Morris considered Gothic architecture to be the only viable style to build on in England. One interesting aspect of his view was that walls in a Gothic house should never be barren, but instead every inch should be adorned in decorations, tapestries, paintings and furniture so that they all fuse together to create a building as one complete work of art.
When I come across designs that are more decorative than their function demands them to be, I always wonder if any effort that should have been spent in the quality of the function was hurried away and spent on the beautification of the form. I get curious to discover how much the design distracts from the soundness of the engineering. After all, staging a home for a sale is becoming an occupation. A current example is the architectural design of the building my employer leases. This building has wide windows terminating into architecturally decorative arches. While breaking the dull horizontal lines of the exterior, these arches let-in direct sunlight straight into the eyes of some of the employees during certain hours of the day. The arches are impossible to cover up with blinds. Instead of designing functionless arches mimicking the form of Roman aqueducts, the architect’s energy could have been spent in making the layout of offices and cubicles better so one could access the stairwell better — this is currently a logistical nightmare when evacuating during fire-drills.
Similarly, few residential homes seem to be built for living and moving effectively between rooms; few are designed to embrace the sights and sounds outside while balancing insulation and privacy inside. They are built for form and their names reflect it: the Queen Anne, the Craftsman, the Bungalow, the Ranch, the Suburban and so on. However, some designs like Shotgun Style homes are based on the flow of people between rooms, not the exterior design aesthetic. Either way, the appeal puts a design heritage in the primary and finding the most elegant solution of accommodation in the secondary. This reversed logic appears narcissistic to me and makes me revolt away from the form completely despite the few functional merits they may carry.
The excess of form would not bother me as much if function was not compromised. I am not bothered by Apple’s skeuomorphic app design as long as the software functions seamlessly and the mass-produced hardware is elegant and robust.
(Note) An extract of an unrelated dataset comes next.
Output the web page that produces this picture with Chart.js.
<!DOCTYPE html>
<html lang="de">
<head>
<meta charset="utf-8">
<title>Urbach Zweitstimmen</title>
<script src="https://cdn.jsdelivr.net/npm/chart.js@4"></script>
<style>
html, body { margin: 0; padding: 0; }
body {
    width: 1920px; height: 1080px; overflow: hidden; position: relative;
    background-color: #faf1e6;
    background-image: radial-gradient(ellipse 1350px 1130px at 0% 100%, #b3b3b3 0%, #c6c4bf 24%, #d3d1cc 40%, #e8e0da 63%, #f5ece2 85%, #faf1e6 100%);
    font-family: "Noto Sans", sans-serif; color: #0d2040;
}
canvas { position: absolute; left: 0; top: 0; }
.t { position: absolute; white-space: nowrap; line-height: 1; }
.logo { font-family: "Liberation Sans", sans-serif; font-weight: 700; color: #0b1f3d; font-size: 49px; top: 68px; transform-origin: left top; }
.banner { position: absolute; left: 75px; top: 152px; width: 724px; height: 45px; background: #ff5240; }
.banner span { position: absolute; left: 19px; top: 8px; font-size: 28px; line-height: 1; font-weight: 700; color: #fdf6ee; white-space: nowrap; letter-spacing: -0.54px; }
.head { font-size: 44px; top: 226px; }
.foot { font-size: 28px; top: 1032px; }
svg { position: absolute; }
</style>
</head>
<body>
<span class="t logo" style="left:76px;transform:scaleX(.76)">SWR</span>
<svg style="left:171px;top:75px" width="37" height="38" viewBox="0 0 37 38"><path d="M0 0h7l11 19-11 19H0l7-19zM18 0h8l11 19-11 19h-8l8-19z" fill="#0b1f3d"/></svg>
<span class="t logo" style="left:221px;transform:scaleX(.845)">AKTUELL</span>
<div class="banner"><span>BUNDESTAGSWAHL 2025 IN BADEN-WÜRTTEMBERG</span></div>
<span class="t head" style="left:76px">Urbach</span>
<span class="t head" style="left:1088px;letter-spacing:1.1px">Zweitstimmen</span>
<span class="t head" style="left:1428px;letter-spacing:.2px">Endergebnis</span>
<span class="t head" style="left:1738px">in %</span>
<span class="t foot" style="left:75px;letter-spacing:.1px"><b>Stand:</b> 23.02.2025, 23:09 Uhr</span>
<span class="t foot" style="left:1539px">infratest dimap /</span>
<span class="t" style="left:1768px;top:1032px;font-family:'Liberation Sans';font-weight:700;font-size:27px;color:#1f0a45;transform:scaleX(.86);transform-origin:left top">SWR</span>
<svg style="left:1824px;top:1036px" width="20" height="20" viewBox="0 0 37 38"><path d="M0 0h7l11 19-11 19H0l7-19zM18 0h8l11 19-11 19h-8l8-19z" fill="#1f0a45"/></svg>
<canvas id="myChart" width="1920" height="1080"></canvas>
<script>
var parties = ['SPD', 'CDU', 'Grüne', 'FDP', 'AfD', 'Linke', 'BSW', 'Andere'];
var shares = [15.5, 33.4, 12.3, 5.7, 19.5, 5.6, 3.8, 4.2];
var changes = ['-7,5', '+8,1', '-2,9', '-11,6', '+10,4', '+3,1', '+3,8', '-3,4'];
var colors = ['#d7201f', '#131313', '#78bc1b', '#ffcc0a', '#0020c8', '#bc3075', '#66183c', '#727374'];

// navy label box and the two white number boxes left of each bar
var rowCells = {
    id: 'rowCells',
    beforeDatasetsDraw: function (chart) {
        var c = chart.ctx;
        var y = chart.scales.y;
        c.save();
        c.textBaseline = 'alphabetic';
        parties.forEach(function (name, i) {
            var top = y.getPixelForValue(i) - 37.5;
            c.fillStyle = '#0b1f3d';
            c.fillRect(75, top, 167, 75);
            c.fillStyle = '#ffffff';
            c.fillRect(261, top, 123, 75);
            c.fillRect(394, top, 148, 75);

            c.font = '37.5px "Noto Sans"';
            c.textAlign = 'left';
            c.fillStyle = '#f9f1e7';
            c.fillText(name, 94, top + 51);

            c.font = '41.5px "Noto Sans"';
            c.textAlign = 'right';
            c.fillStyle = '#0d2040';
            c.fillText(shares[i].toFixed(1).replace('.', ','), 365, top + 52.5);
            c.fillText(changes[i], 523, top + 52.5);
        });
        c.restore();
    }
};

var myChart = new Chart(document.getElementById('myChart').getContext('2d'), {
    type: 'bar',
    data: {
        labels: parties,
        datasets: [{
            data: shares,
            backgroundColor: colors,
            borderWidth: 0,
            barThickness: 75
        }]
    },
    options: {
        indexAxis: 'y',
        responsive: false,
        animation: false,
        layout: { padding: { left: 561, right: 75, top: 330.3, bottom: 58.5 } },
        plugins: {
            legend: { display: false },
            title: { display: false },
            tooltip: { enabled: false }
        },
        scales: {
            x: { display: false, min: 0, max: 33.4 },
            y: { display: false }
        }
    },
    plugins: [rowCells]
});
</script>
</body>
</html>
I am not bothered by Metro UI’s lack of ’emotion’ either (I do find subjective pleasure in using some skeuomorphed apps when my human instincts find familiarity in the software’s design). When using Windows Vista at work, I customize the look and feel of the operating system so that it may be least intrusive in my work-flow, which is primary. I hide the pixel-robbing Excel ribbons, resorting to a handful of small icons and to my memory of key-board shortcuts so I can maximize viewing the rows and columns of a large Excel document. As a response to multi-tasking and constant distractions, I keep my desk uncluttered and knolled.
The abundance of function-less form overwhelms my senses. Inefficiencies of a poorly laid out building, jittery software, jam-packed menus and buttons in excel, throw-away appliances, wasteful use of space and many more get noticed constantly. My brain aggregates them all. My actions compensate for these inefficiencies, subconsciously finding equilibrium. I am, therefore, attracted to concepts of minimalism, to japanese aesthetics, utilitarian bicycles, easy recipes, plain clothing, cellular hiatus, and so on. And I am happy as long as I have an Apple product within easy reach.